Though we’re well into the age of machine learning, popular culture is stuck with a 20th century notion of artificial intelligence. While algorithms are shaping our lives in real ways—playing on our desires, insecurities, and suspicions in social media, for instance—Hollywood is still feeding us clichéd images of sexy, deadly robots in shows like Westworld and Star Trek Picard.
The old-school humanlike sentient robot “is an important trope that has defined the visual vocabulary around this human-machine relationship for a very long period of time,” says Claudia Schmuckli, curator of contemporary art and programming at the Fine Arts Museums of San Francisco. It’s also a naïve and outdated metaphor, one she is challenging with a new exhibition at San Francisco’s de Young Museum, called Uncanny Valley, that opens on February 22.
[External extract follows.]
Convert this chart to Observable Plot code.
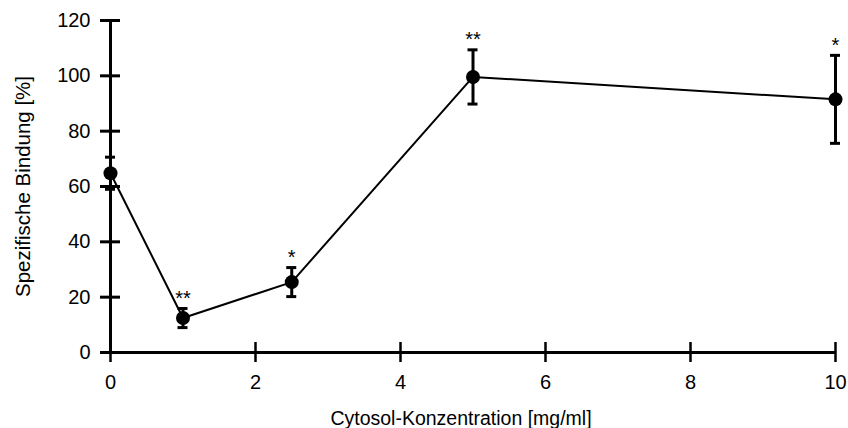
<!DOCTYPE html>
<html>
<head>
<meta charset="utf-8">
<script src="https://cdn.jsdelivr.net/npm/d3@7"></script>
<script src="https://cdn.jsdelivr.net/npm/@observablehq/plot@0.6"></script>
<style>
  html, body { margin: 0; padding: 0; background: #fff; }
</style>
</head>
<body>
<div id="chart"></div>
<script>
// Cytosol concentration (mg/ml) and specific binding (% ± error)
const concentration = [0, 1, 2.5, 5, 10];
const binding = [64.8, 12.45, 25.45, 99.6, 91.5];
const error = [5.8, 3.45, 5.25, 9.8, 15.9];
const significance = ["", "**", "*", "**", "*"];

const xTicks = [0, 2, 4, 6, 8, 10];
const yTicks = [0, 20, 40, 60, 80, 100, 120];

const xTitle = "Cytosol-Konzentration [mg/ml]";
const yTitle = "Spezifische Bindung [%]";

const rows = concentration.map((c, i) => ({
  c,
  v: binding[i],
  lo: binding[i] - error[i],
  hi: binding[i] + error[i],
  sig: significance[i]
}));

const chart = Plot.plot({
  width: 848,
  height: 428,
  marginLeft: 110,
  marginRight: 13,
  marginTop: 20,
  marginBottom: 76,
  style: {fontFamily: "'Liberation Sans', Arial, sans-serif", fontSize: "20px", color: "black", background: "white"},
  x: {domain: [d3.min(xTicks), d3.max(xTicks)]},
  y: {domain: [d3.min(yTicks), d3.max(yTicks)]},
  marks: [
    // axis lines
    Plot.ruleX([d3.min(xTicks)], {y1: () => d3.min(yTicks), y2: () => d3.max(yTicks), strokeWidth: 3}),
    Plot.ruleY([d3.min(yTicks)], {x1: () => d3.min(xTicks), x2: () => d3.max(xTicks), strokeWidth: 3}),
    // ticks crossing the axes
    Plot.ruleX(xTicks, {x: d => d, y1: () => 0, y2: () => 0, insetTop: -10, insetBottom: -10, strokeWidth: 2.5}),
    Plot.ruleY(yTicks, {y: d => d, x1: () => 0, x2: () => 0, insetLeft: -10, insetRight: -10, strokeWidth: 3}),
    Plot.axisX(xTicks, {tickSize: 0, tickPadding: 22, fontSize: 20, label: null}),
    Plot.axisY(yTicks, {tickSize: 0, tickPadding: 20, fontSize: 20, label: null}),
    // axis titles
    Plot.text([xTitle], {frameAnchor: "bottom", text: d => d, textAnchor: "middle", lineAnchor: "middle", dx: -12, dy: 66, fontSize: 19.5}),
    Plot.text([yTitle], {frameAnchor: "left", text: d => d, textAnchor: "middle", lineAnchor: "middle", rotate: -90, dx: -87, fontSize: 20.5}),
    // connecting line
    Plot.line(rows, {x: "c", y: "v", stroke: "black", strokeWidth: 2}),
    // error bars with caps
    Plot.ruleX(rows, {x: "c", y1: "lo", y2: "hi", strokeWidth: 3}),
    Plot.ruleY(rows, {y: "hi", x1: "c", x2: "c", insetLeft: -5, insetRight: -5, strokeWidth: 3}),
    Plot.ruleY(rows, {y: "lo", x1: "c", x2: "c", insetLeft: -5, insetRight: -5, strokeWidth: 3}),
    // means
    Plot.dot(rows, {x: "c", y: "v", r: 7, fill: "black", stroke: "none"}),
    // significance markers
    Plot.text(rows, {x: "c", y: "hi", text: "sig", dy: -10, fontSize: 20})
  ]
});

document.getElementById("chart").appendChild(chart);
</script>
</body>
</html>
The show’s name is a kind of double entendre referencing both the dated and emerging conceptions of AI. Coined in the 1970s, the term “uncanny valley” describes the rise and then sudden drop off of empathy we feel toward a machine as its resemblance to a human increases. Putting a set of cartoony eyes on a robot may make it endearing. But fitting it with anatomically accurate eyes, lips, and facial gestures gets creepy. As the gap between the synthetic and organic narrows, the inability to completely close that gap becomes all the more unsettling.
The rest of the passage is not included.